A few weeks before he died, Hall sent me the fruits of one of his final projects—an album, Mortality Mansions: Songs of Love and Loss After 60, on which Hall recites poems to the music of the composer Herschel Garfein alongside settings for tenor and soprano. I had intended to listen and write to thank him. I foolishly believed I had time. When I read through my decade of lively correspondence with Hall (almost entirely by post and only in the last year by electronic mail), I am struck by his generosity, forthrightness, wisdom, and humor—traits abundant in his poems as well. He wrote to me about his library, literature, and fatherhood. It is a commonplace to claim that we will not see the like of one poet or another again. In the case of Hall, it may almost be said that he stood in for an enormous span of history and a way of life that has become almost impossible. The literary realm he inhabited, and in which he toiled so hard for so long, no longer really exists.

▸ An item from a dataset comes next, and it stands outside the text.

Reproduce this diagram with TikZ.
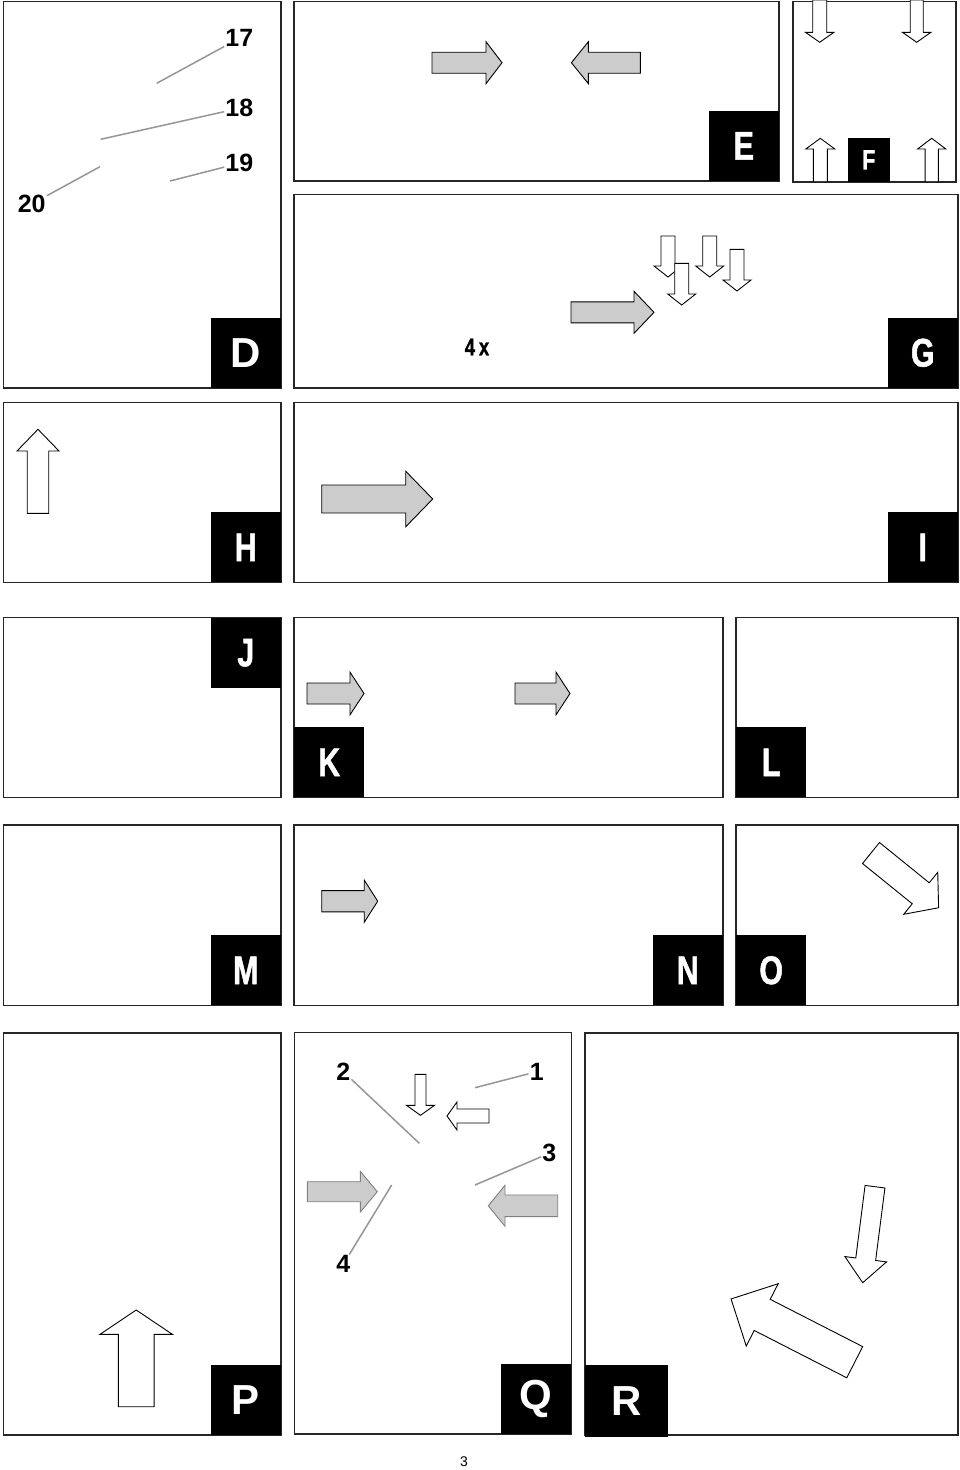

In what amounts almost to an aside, Hall observed in one of his last essays that “anyone ambitious, who lives to be old or even old, endures the inevitable loss of ambition’s fulfillment.” As a young man, Hall learned about patience and the art of happiness from the English modernist sculptor Henry Moore, whom he interviewed for a New Yorker profile, later published as a book. Moore instructed that “the most important thing about . . . desire is that it must be incapable of fulfillment.” Hall adds to this advice that “life should be lived toward moments when you lose yourself in what you are doing. You have to have something you really want to do.” Hall showed us how a life may be fulfilled when devoted to the work one loves, even as one strives always to improve, and when spent with those one loves, even knowing they will one day be lost. His philosophy may be summed in a further remark he made about the sculptor—that he would wake each day “with the same ambition in his mind, with total absorbedness. Always beginning again. Always knowing he’d fail. Always beginning again. Amen.”
1 A Carnival of Losses: Notes Nearing Ninety, by Donald Hall; Houghton Mifflin Harcourt, 224 pages, $25.